**Given data:**
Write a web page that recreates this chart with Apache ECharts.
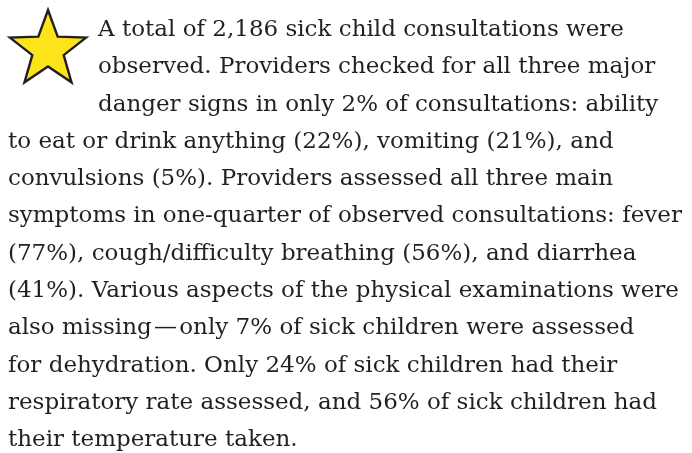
<!DOCTYPE html>
<html>
<head>
<meta charset="utf-8">
<script src="https://cdn.jsdelivr.net/npm/echarts@6/dist/echarts.min.js"></script>
<style>
	html, body { margin: 0; padding: 0; background: #fff; }
	#main { width: 692px; height: 453px; }
</style>
</head>
<body>
<div id="main"></div>
<script>
// 文本框: 星形图标 + 段落文字.
;(function(){
	// 段落文字, 每行一条.
	var textLines = [
		'A total of 2,186 sick child consultations were',
		'observed. Providers checked for all three major',
		'danger signs in only 2% of consultations: ability',
		'to eat or drink anything (22%), vomiting (21%), and',
		'convulsions (5%). Providers assessed all three main',
		'symptoms in one-quarter of observed consultations: fever',
		'(77%), cough/difficulty breathing (56%), and diarrhea',
		'(41%). Various aspects of the physical examinations were',
		'also missing\u200a\u2014\u200aonly 7% of sick children were assessed',
		'for dehydration. Only 24% of sick children had their',
		'respiratory rate assessed, and 56% of sick children had',
		'their temperature taken.'
	];
	// 前几行缩进 (给星形让位)
	var indentedLines = 3;

	var chartDom = document.getElementById('main');
	var myChart = echarts.init(chartDom);

	var lineHeight = 37.3;
	var firstY = 30;
	var leftX = 8;
	var indentX = 98;

	// 五角星的顶点
	var starPoints = function(cx, cy, rOut, rIn) {
		var pts = [];
		for (var i = 0; i < 10; i++) {
			var r = i % 2 === 0 ? rOut : rIn;
			var a = -Math.PI / 2 + i * Math.PI / 5;
			pts.push([cx + r * Math.cos(a), cy + r * Math.sin(a)]);
		}
		return pts;
	};

	var elements = [];
	elements.push({
		type: 'polygon',
		shape: { points: starPoints(48, 50, 40, 16.5) },
		style: { fill: '#FDE31A', stroke: '#231F20', lineWidth: 2.4, lineJoin: 'miter' }
	});

	textLines.forEach(function(line, i) {
		elements.push({
			type: 'text',
			x: i < indentedLines ? indentX : leftX,
			y: firstY + i * lineHeight,
			style: {
				text: line,
				fill: '#231F20',
				font: '23px "DejaVu Serif", "Liberation Serif", serif',
				textVerticalAlign: 'middle',
				verticalAlign: 'middle'
			}
		});
	});

	var option = {
		backgroundColor: '#ffffff',
		animation: false,
		graphic: { elements: elements }
	};
	option && myChart.setOption(option);
})();
</script>
</body>
</html>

**What is being asked:** Reproduce the listing word for word and omit its pictures.

**Result of this task:**
Write a web page that recreates this chart with Apache ECharts.
<!DOCTYPE html>
<html>
<head>
<meta charset="utf-8">
<script src="https://cdn.jsdelivr.net/npm/echarts@6/dist/echarts.min.js"></script>
<style>
	html, body { margin: 0; padding: 0; background: #fff; }
	#main { width: 692px; height: 453px; }
</style>
</head>
<body>
<div id="main"></div>
<script>
// 文本框: 星形图标 + 段落文字.
;(function(){
	// 段落文字, 每行一条.
	var textLines = [
		'A total of 2,186 sick child consultations were',
		'observed. Providers checked for all three major',
		'danger signs in only 2% of consultations: ability',
		'to eat or drink anything (22%), vomiting (21%), and',
		'convulsions (5%). Providers assessed all three main',
		'symptoms in one-quarter of observed consultations: fever',
		'(77%), cough/difficulty breathing (56%), and diarrhea',
		'(41%). Various aspects of the physical examinations were',
		'also missing\u200a\u2014\u200aonly 7% of sick children were assessed',
		'for dehydration. Only 24% of sick children had their',
		'respiratory rate assessed, and 56% of sick children had',
		'their temperature taken.'
	];
	// 前几行缩进 (给星形让位)
	var indentedLines = 3;

	var chartDom = document.getElementById('main');
	var myChart = echarts.init(chartDom);

	var lineHeight = 37.3;
	var firstY = 30;
	var leftX = 8;
	var indentX = 98;

	// 五角星的顶点
	var starPoints = function(cx, cy, rOut, rIn) {
		var pts = [];
		for (var i = 0; i < 10; i++) {
			var r = i % 2 === 0 ? rOut : rIn;
			var a = -Math.PI / 2 + i * Math.PI / 5;
			pts.push([cx + r * Math.cos(a), cy + r * Math.sin(a)]);
		}
		return pts;
	};

	var elements = [];
	elements.push({
		type: 'polygon',
		shape: { points: starPoints(48, 50, 40, 16.5) },
		style: { fill: '#FDE31A', stroke: '#231F20', lineWidth: 2.4, lineJoin: 'miter' }
	});

	textLines.forEach(function(line, i) {
		elements.push({
			type: 'text',
			x: i < indentedLines ? indentX : leftX,
			y: firstY + i * lineHeight,
			style: {
				text: line,
				fill: '#231F20',
				font: '23px "DejaVu Serif", "Liberation Serif", serif',
				textVerticalAlign: 'middle',
				verticalAlign: 'middle'
			}
		});
	});

	var option = {
		backgroundColor: '#ffffff',
		animation: false,
		graphic: { elements: elements }
	};
	option && myChart.setOption(option);
})();
</script>
</body>
</html>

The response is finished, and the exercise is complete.